## BEGIN DATASET SECTION

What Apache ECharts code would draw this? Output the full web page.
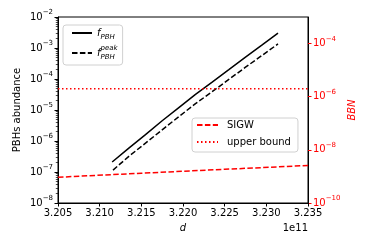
<!DOCTYPE html>
<html><head><meta charset="utf-8">
<script src="https://cdn.jsdelivr.net/npm/echarts@6/dist/echarts.min.js"></script>
<style>html,body{margin:0;padding:0;background:#fff}#c{width:374px;height:249px}</style>
</head><body><div id="c"></div>
<script>
// d in units of 1e11
const dPBH = [3.2115, 3.2135, 3.2155, 3.2175, 3.2195, 3.2215, 3.2235, 3.2255, 3.2275, 3.2295, 3.2314];
const fPBH = [2.1e-7, 5.9e-7, 1.6e-6, 4.5e-6, 1.2e-5, 3.2e-5, 7.9e-5, 2.0e-4, 5.1e-4, 1.26e-3, 3.0e-3];
const dPeak = [3.2116, 3.2135, 3.2155, 3.2175, 3.2195, 3.2215, 3.2235, 3.2255, 3.2275, 3.2295, 3.2314];
const fPeak = [1.15e-7, 3.2e-7, 8.5e-7, 2.3e-6, 6.1e-6, 1.6e-5, 3.9e-5, 9.7e-5, 2.4e-4, 5.8e-4, 1.35e-3];
const dSIGW = [3.205, 3.215, 3.225, 3.235];
const sigw = [9.3e-10, 1.32e-9, 1.85e-9, 2.6e-9];
const dBound = [3.205, 3.235];
const upperBound = [2e-6, 2e-6];
const leftTicks = [1e-8, 1e-7, 1e-6, 1e-5, 1e-4, 1e-3, 1e-2];
const rightTicks = [1e-10, 1e-8, 1e-6, 1e-4];
const minorMultipliers = [2, 3, 4, 5, 6, 7, 8, 9];

const FONT = 'DejaVu Sans';
const minorLeft = [];
for (let e = -8; e < -2; e++) minorMultipliers.forEach(k => minorLeft.push(k * Math.pow(10, e)));

function pairs(xs, ys) { return xs.map((x, i) => [x, ys[i]]); }
function expFmt(v) {
  const e = Math.round(Math.log10(v));
  return '{b|10}{s|' + (e < 0 ? '\u2212' : '') + Math.abs(e) + '}';
}
const richL = {
  b: {fontSize: 10, lineHeight: 16, fontFamily: FONT, color: '#000'},
  s: {fontSize: 7, lineHeight: 9, verticalAlign: 'top', fontFamily: FONT, color: '#000'}
};
const richR = {
  b: {fontSize: 10, lineHeight: 16, fontFamily: FONT, color: '#ff0000'},
  s: {fontSize: 7, lineHeight: 9, verticalAlign: 'top', fontFamily: FONT, color: '#ff0000'}
};

const chart = echarts.init(document.getElementById('c'), null, {renderer: 'canvas'});
chart.setOption({
  animation: false,
  textStyle: {fontFamily: FONT},
  grid: {left: 58, right: 66, top: 17, bottom: 46, show: true, borderColor: '#000', borderWidth: 1, backgroundColor: 'transparent'},
  xAxis: {
    type: 'value', min: 3.205, max: 3.235, interval: 0.005,
    name: 'd', nameLocation: 'middle', nameGap: 20,
    nameTextStyle: {fontStyle: 'italic', fontSize: 10, fontFamily: FONT, color: '#000'},
    axisLine: {lineStyle: {color: '#000', width: 1}},
    axisTick: {length: 3.5, lineStyle: {color: '#000'}},
    axisLabel: {margin: 5, fontSize: 10, fontFamily: FONT, color: '#000', formatter: v => v.toFixed(3)},
    splitLine: {show: false}
  },
  yAxis: [
    {
      type: 'log', logBase: 10, min: 1e-8, max: 1e-2, position: 'left',
      name: 'PBHs abundance', nameLocation: 'middle', nameGap: 36, nameRotate: 90, nameMoveOverlap: false,
      nameTextStyle: {fontSize: 10, fontFamily: FONT, color: '#000'},
      axisLine: {show: true, lineStyle: {color: '#000', width: 1}},
      axisTick: {show: true, length: 3.5, customValues: leftTicks, lineStyle: {color: '#000'}},
      axisLabel: {margin: 5, customValues: leftTicks, formatter: expFmt, rich: richL},
      splitLine: {show: false}
    },
    {
      type: 'log', logBase: 10, min: 1e-10, max: 1e-3, position: 'right',
      name: 'BBN', nameLocation: 'middle', nameGap: 39, nameRotate: 90, nameMoveOverlap: false,
      nameTextStyle: {fontSize: 10, fontStyle: 'italic', fontFamily: FONT, color: '#ff0000'},
      axisLine: {show: true, lineStyle: {color: '#000', width: 1}},
      axisTick: {show: true, length: 3.5, customValues: rightTicks, lineStyle: {color: '#ff0000'}},
      axisLabel: {margin: 5, customValues: rightTicks, formatter: expFmt, rich: richR},
      splitLine: {show: false}
    },
    {
      type: 'log', logBase: 10, min: 1e-8, max: 1e-2, position: 'left',
      axisLine: {show: false},
      axisTick: {show: true, length: 2.2, customValues: minorLeft, lineStyle: {color: '#000', width: 0.7}},
      axisLabel: {show: false},
      splitLine: {show: false}
    }
  ],
  legend: [
    {
      data: ['fPBH', 'fPeak'], orient: 'vertical', left: 63, top: 25,
      padding: [3, 5, 4, 8], itemGap: 4, itemWidth: 20, itemHeight: 10,
      itemStyle: {opacity: 0},
      borderColor: '#d0d0d0', borderWidth: 1, borderRadius: 3, backgroundColor: 'rgba(255,255,255,0.8)',
      formatter: n => n === 'fPBH' ? '{i|f}{sub|PBH}' : '{i|f}{sup|peak}{sub|PBH}',
      textStyle: {
        fontFamily: FONT, color: '#000',
        rich: {
          i: {fontSize: 10, fontStyle: 'italic', lineHeight: 16, fontFamily: FONT, color: '#000'},
          sub: {fontSize: 7, fontStyle: 'italic', lineHeight: 9, verticalAlign: 'bottom', fontFamily: FONT, color: '#000'},
          sup: {fontSize: 7, fontStyle: 'italic', lineHeight: 9, width: 0, verticalAlign: 'top', fontFamily: FONT, color: '#000'}
        }
      }
    },
    {
      data: ['SIGW', 'upper bound'], orient: 'vertical', left: 192, top: 118,
      padding: [2, 7, 5, 4], itemGap: 7, itemWidth: 21, itemHeight: 10,
      itemStyle: {opacity: 0},
      borderColor: '#d0d0d0', borderWidth: 1, borderRadius: 3, backgroundColor: 'rgba(255,255,255,0.8)',
      textStyle: {fontFamily: FONT, fontSize: 10, color: '#000', padding: [0, 0, 0, 4]}
    }
  ],
  graphic: [
    {type: 'text', right: 66, top: 223, style: {text: '1e11', fontFamily: FONT, fontSize: 10, fill: '#000', textAlign: 'right'}}
  ],
  series: [
    {name: 'fPBH', type: 'line', yAxisIndex: 0, data: pairs(dPBH, fPBH), showSymbol: false, symbol: 'none',
     lineStyle: {color: '#000', width: 1.5, type: 'solid'}, itemStyle: {color: '#000'}},
    {name: 'fPeak', type: 'line', yAxisIndex: 0, data: pairs(dPeak, fPeak), showSymbol: false, symbol: 'none',
     lineStyle: {color: '#000', width: 1.5, type: [5.5, 2.4]}, itemStyle: {color: '#000'}},
    {name: 'SIGW', type: 'line', yAxisIndex: 1, data: pairs(dSIGW, sigw), showSymbol: false, symbol: 'none',
     lineStyle: {color: '#ff0000', width: 1.5, type: [5.5, 2.4]}, itemStyle: {color: '#ff0000'}},
    {name: 'upper bound', type: 'line', yAxisIndex: 1, data: pairs(dBound, upperBound), showSymbol: false, symbol: 'none',
     lineStyle: {color: '#ff0000', width: 1.5, type: [1.5, 2.5]}, itemStyle: {color: '#ff0000'}}
  ]
});
</script></body></html>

## END DATASET SECTION

§ STATED PROBLEM
Reproduce every line exactly and omit all pictures.

§ SOLUTION
What Apache ECharts code would draw this? Output the full web page.
<!DOCTYPE html>
<html><head><meta charset="utf-8">
<script src="https://cdn.jsdelivr.net/npm/echarts@6/dist/echarts.min.js"></script>
<style>html,body{margin:0;padding:0;background:#fff}#c{width:374px;height:249px}</style>
</head><body><div id="c"></div>
<script>
// d in units of 1e11
const dPBH = [3.2115, 3.2135, 3.2155, 3.2175, 3.2195, 3.2215, 3.2235, 3.2255, 3.2275, 3.2295, 3.2314];
const fPBH = [2.1e-7, 5.9e-7, 1.6e-6, 4.5e-6, 1.2e-5, 3.2e-5, 7.9e-5, 2.0e-4, 5.1e-4, 1.26e-3, 3.0e-3];
const dPeak = [3.2116, 3.2135, 3.2155, 3.2175, 3.2195, 3.2215, 3.2235, 3.2255, 3.2275, 3.2295, 3.2314];
const fPeak = [1.15e-7, 3.2e-7, 8.5e-7, 2.3e-6, 6.1e-6, 1.6e-5, 3.9e-5, 9.7e-5, 2.4e-4, 5.8e-4, 1.35e-3];
const dSIGW = [3.205, 3.215, 3.225, 3.235];
const sigw = [9.3e-10, 1.32e-9, 1.85e-9, 2.6e-9];
const dBound = [3.205, 3.235];
const upperBound = [2e-6, 2e-6];
const leftTicks = [1e-8, 1e-7, 1e-6, 1e-5, 1e-4, 1e-3, 1e-2];
const rightTicks = [1e-10, 1e-8, 1e-6, 1e-4];
const minorMultipliers = [2, 3, 4, 5, 6, 7, 8, 9];

const FONT = 'DejaVu Sans';
const minorLeft = [];
for (let e = -8; e < -2; e++) minorMultipliers.forEach(k => minorLeft.push(k * Math.pow(10, e)));

function pairs(xs, ys) { return xs.map((x, i) => [x, ys[i]]); }
function expFmt(v) {
  const e = Math.round(Math.log10(v));
  return '{b|10}{s|' + (e < 0 ? '\u2212' : '') + Math.abs(e) + '}';
}
const richL = {
  b: {fontSize: 10, lineHeight: 16, fontFamily: FONT, color: '#000'},
  s: {fontSize: 7, lineHeight: 9, verticalAlign: 'top', fontFamily: FONT, color: '#000'}
};
const richR = {
  b: {fontSize: 10, lineHeight: 16, fontFamily: FONT, color: '#ff0000'},
  s: {fontSize: 7, lineHeight: 9, verticalAlign: 'top', fontFamily: FONT, color: '#ff0000'}
};

const chart = echarts.init(document.getElementById('c'), null, {renderer: 'canvas'});
chart.setOption({
  animation: false,
  textStyle: {fontFamily: FONT},
  grid: {left: 58, right: 66, top: 17, bottom: 46, show: true, borderColor: '#000', borderWidth: 1, backgroundColor: 'transparent'},
  xAxis: {
    type: 'value', min: 3.205, max: 3.235, interval: 0.005,
    name: 'd', nameLocation: 'middle', nameGap: 20,
    nameTextStyle: {fontStyle: 'italic', fontSize: 10, fontFamily: FONT, color: '#000'},
    axisLine: {lineStyle: {color: '#000', width: 1}},
    axisTick: {length: 3.5, lineStyle: {color: '#000'}},
    axisLabel: {margin: 5, fontSize: 10, fontFamily: FONT, color: '#000', formatter: v => v.toFixed(3)},
    splitLine: {show: false}
  },
  yAxis: [
    {
      type: 'log', logBase: 10, min: 1e-8, max: 1e-2, position: 'left',
      name: 'PBHs abundance', nameLocation: 'middle', nameGap: 36, nameRotate: 90, nameMoveOverlap: false,
      nameTextStyle: {fontSize: 10, fontFamily: FONT, color: '#000'},
      axisLine: {show: true, lineStyle: {color: '#000', width: 1}},
      axisTick: {show: true, length: 3.5, customValues: leftTicks, lineStyle: {color: '#000'}},
      axisLabel: {margin: 5, customValues: leftTicks, formatter: expFmt, rich: richL},
      splitLine: {show: false}
    },
    {
      type: 'log', logBase: 10, min: 1e-10, max: 1e-3, position: 'right',
      name: 'BBN', nameLocation: 'middle', nameGap: 39, nameRotate: 90, nameMoveOverlap: false,
      nameTextStyle: {fontSize: 10, fontStyle: 'italic', fontFamily: FONT, color: '#ff0000'},
      axisLine: {show: true, lineStyle: {color: '#000', width: 1}},
      axisTick: {show: true, length: 3.5, customValues: rightTicks, lineStyle: {color: '#ff0000'}},
      axisLabel: {margin: 5, customValues: rightTicks, formatter: expFmt, rich: richR},
      splitLine: {show: false}
    },
    {
      type: 'log', logBase: 10, min: 1e-8, max: 1e-2, position: 'left',
      axisLine: {show: false},
      axisTick: {show: true, length: 2.2, customValues: minorLeft, lineStyle: {color: '#000', width: 0.7}},
      axisLabel: {show: false},
      splitLine: {show: false}
    }
  ],
  legend: [
    {
      data: ['fPBH', 'fPeak'], orient: 'vertical', left: 63, top: 25,
      padding: [3, 5, 4, 8], itemGap: 4, itemWidth: 20, itemHeight: 10,
      itemStyle: {opacity: 0},
      borderColor: '#d0d0d0', borderWidth: 1, borderRadius: 3, backgroundColor: 'rgba(255,255,255,0.8)',
      formatter: n => n === 'fPBH' ? '{i|f}{sub|PBH}' : '{i|f}{sup|peak}{sub|PBH}',
      textStyle: {
        fontFamily: FONT, color: '#000',
        rich: {
          i: {fontSize: 10, fontStyle: 'italic', lineHeight: 16, fontFamily: FONT, color: '#000'},
          sub: {fontSize: 7, fontStyle: 'italic', lineHeight: 9, verticalAlign: 'bottom', fontFamily: FONT, color: '#000'},
          sup: {fontSize: 7, fontStyle: 'italic', lineHeight: 9, width: 0, verticalAlign: 'top', fontFamily: FONT, color: '#000'}
        }
      }
    },
    {
      data: ['SIGW', 'upper bound'], orient: 'vertical', left: 192, top: 118,
      padding: [2, 7, 5, 4], itemGap: 7, itemWidth: 21, itemHeight: 10,
      itemStyle: {opacity: 0},
      borderColor: '#d0d0d0', borderWidth: 1, borderRadius: 3, backgroundColor: 'rgba(255,255,255,0.8)',
      textStyle: {fontFamily: FONT, fontSize: 10, color: '#000', padding: [0, 0, 0, 4]}
    }
  ],
  graphic: [
    {type: 'text', right: 66, top: 223, style: {text: '1e11', fontFamily: FONT, fontSize: 10, fill: '#000', textAlign: 'right'}}
  ],
  series: [
    {name: 'fPBH', type: 'line', yAxisIndex: 0, data: pairs(dPBH, fPBH), showSymbol: false, symbol: 'none',
     lineStyle: {color: '#000', width: 1.5, type: 'solid'}, itemStyle: {color: '#000'}},
    {name: 'fPeak', type: 'line', yAxisIndex: 0, data: pairs(dPeak, fPeak), showSymbol: false, symbol: 'none',
     lineStyle: {color: '#000', width: 1.5, type: [5.5, 2.4]}, itemStyle: {color: '#000'}},
    {name: 'SIGW', type: 'line', yAxisIndex: 1, data: pairs(dSIGW, sigw), showSymbol: false, symbol: 'none',
     lineStyle: {color: '#ff0000', width: 1.5, type: [5.5, 2.4]}, itemStyle: {color: '#ff0000'}},
    {name: 'upper bound', type: 'line', yAxisIndex: 1, data: pairs(dBound, upperBound), showSymbol: false, symbol: 'none',
     lineStyle: {color: '#ff0000', width: 1.5, type: [1.5, 2.5]}, itemStyle: {color: '#ff0000'}}
  ]
});
</script></body></html>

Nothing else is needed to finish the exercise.